Over the long run, an integral part of QZSS development is the parallel effort to advance and deepen the infrastructure of geospatial information. Japan enacted the Basic Act on the Advancement of Utilizing Geospatial Information (AUGI) in May 2007 with this goal in mind. All of this is recognized as part of the national critical technology, according to the Satellite Positioning Research and Application Center (SPAC). SPAC has been working to help build and institutionalize a geospatial information society across the domestic and international market since its formation in February 2007.
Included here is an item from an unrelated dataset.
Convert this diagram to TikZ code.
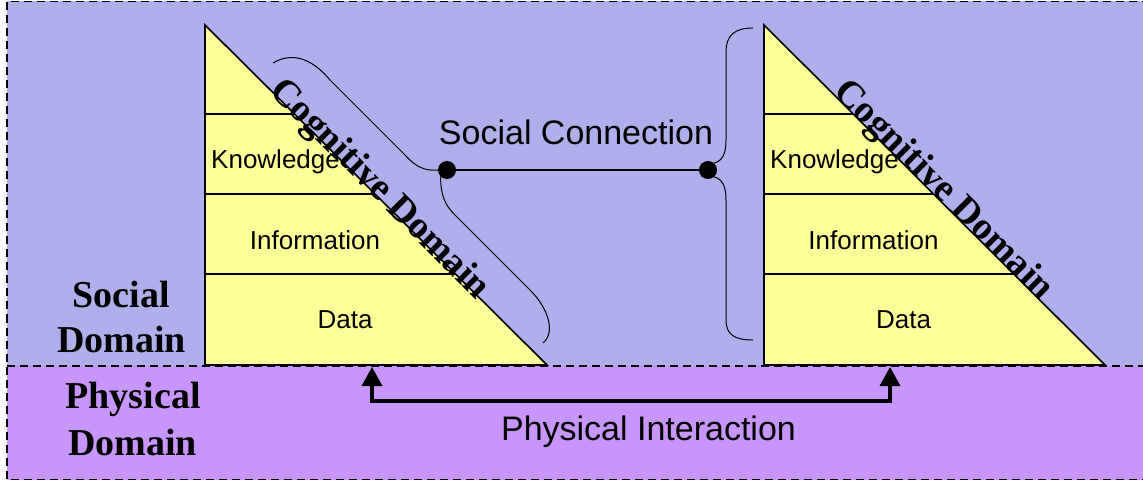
\documentclass[tikz,border=0pt]{standalone}
\usepackage{fontspec}
\setmainfont{Liberation Serif}
\newfontfamily\arialfont{Liberation Sans}
\usetikzlibrary{arrows.meta}
\definecolor{socialbg}{RGB}{175,175,235}
\definecolor{physbg}{RGB}{200,150,250}
\definecolor{layerfill}{RGB}{255,255,153}
\begin{document}
\begin{tikzpicture}[x=1pt,y=-1pt,
  sanslabel/.style={font=\arialfont\fontsize{26}{30}\selectfont, inner sep=0pt},
  biglabel/.style={font=\arialfont\fontsize{34}{40}\selectfont, inner sep=0pt},
  domainlabel/.style={font=\bfseries\fontsize{38}{44}\selectfont, inner sep=0pt},
  dashline/.style={dash pattern=on 8pt off 5pt, line width=1.3pt},
  tri/.style={fill=layerfill, draw=black, line width=1.6pt, line join=miter},
  layerline/.style={line width=1.3pt},
  dot/.style={circle, fill=black, inner sep=0pt, minimum size=18pt},
  bracepath/.style={line width=1pt},
  physarrow/.style={line width=3.5pt, line join=miter, {Triangle[length=19pt,width=20pt]}-{Triangle[length=19pt,width=20pt]}},
]
\useasboundingbox (0,0) rectangle (1143,481);
% backgrounds
\fill[socialbg] (7,1.5) rectangle (1143,366);
\fill[physbg] (7,366) rectangle (1143,479.5);
\draw[dashline] (7,366) -- (1143,366);
\draw[dashline] (1150,1.5) -- (7,1.5) -- (7,479.5) -- (1150,479.5);

% left pyramid
\draw[tri] (205,25) -- (205,365) -- (547,365) -- cycle;
\draw[layerline] (205,114) -- (294.5,114);
\draw[layerline] (205,194) -- (375,194);
\draw[layerline] (205,274) -- (455.5,274);
% right pyramid
\draw[tri] (764,25) -- (764,365) -- (1105,365) -- cycle;
\draw[layerline] (764,114) -- (853,114);
\draw[layerline] (764,194) -- (933.5,194);
\draw[layerline] (764,274) -- (1013.7,274);

% layer labels
\node[sanslabel, anchor=base west] (k1) at (211,169) {Knowledge};
\node[sanslabel, anchor=base] (i1) at (315,250) {Information};
\node[sanslabel, anchor=base] (da1) at (345,328) {Data};
\node[sanslabel, anchor=base west] (k2) at (770,169) {Knowledge};
\node[sanslabel, anchor=base] (i2) at (873.5,250) {Information};
\node[sanslabel, anchor=base] (da2) at (903.5,328) {Data};

% cognitive domain labels
\node[domainlabel, rotate=-45] (cg1) at (379,190) {Cognitive Domain};
\node[domainlabel, rotate=-45] (cg2) at (943,191) {Cognitive Domain};

% domain labels
\node[domainlabel, anchor=base] (sd1) at (121,307) {Social};
\node[domainlabel, anchor=base] (sd2) at (121.5,352) {Domain};
\node[domainlabel, anchor=base] (pd1) at (133,408) {Physical};
\node[domainlabel, anchor=base] (pd2) at (132.5,455) {Domain};

% social connection
\node[dot] (c1) at (447,170) {};
\node[dot] (c2) at (708,170) {};
\draw[line width=1.1pt] (c1) -- (c2);
\node[biglabel, anchor=base] (sc) at (576,145) {Social Connection};

% left brace (diagonal)
\draw[bracepath] (273,63) .. controls (295,50) and (315,62) .. (330,80)
  -- (405,155) .. controls (416,167) and (424,171) .. (c1.west);
\draw[bracepath] (c1.south west) .. controls (441,195) and (444,204) .. (455,215)
  -- (530,290) .. controls (548,308) and (556,332) .. (543,343);
% right brace (vertical)
\draw[bracepath] (753,28) .. controls (735,28) and (726,35) .. (726,52)
  -- (726,140) .. controls (726,158) and (720,166) .. (c2.north west);
\draw[bracepath] (c2.south west) .. controls (720,174) and (726,182) .. (726,200)
  -- (726,320) .. controls (726,335) and (735,340) .. (753,340);

% physical interaction
\coordinate (b1) at (372,367);
\coordinate (b2) at (890,367);
\coordinate (h1) at (372,401);
\coordinate (h2) at (890,401);
\draw[physarrow] (b1) -- (h1) -- (h2) -- (b2);
\node[biglabel, anchor=base] (pi) at (648.5,440) {Physical Interaction};
\end{tikzpicture}
\end{document}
Meanwhile QZSS infrastructure is already being put in place. In September 2010, the first QZSS satellite (Michibiki) was launched. In February 2017, JAXA transferred its control to the Cabinet Office, which began trial services a month later. The objective is to form a looped figure-8, stretching from Northeast Asia down to Australia, with one satellite always near the zenith over Japan for full time coverage. A functioning constellation is projected to go into place in 2018. While the system has always been billed as complementary to GPS, Japan wants a constellation of seven satellites in the early 2020s; with that number the country can replace the U.S.-based GPS and achieve sustainable and standalone regional PNT on its own.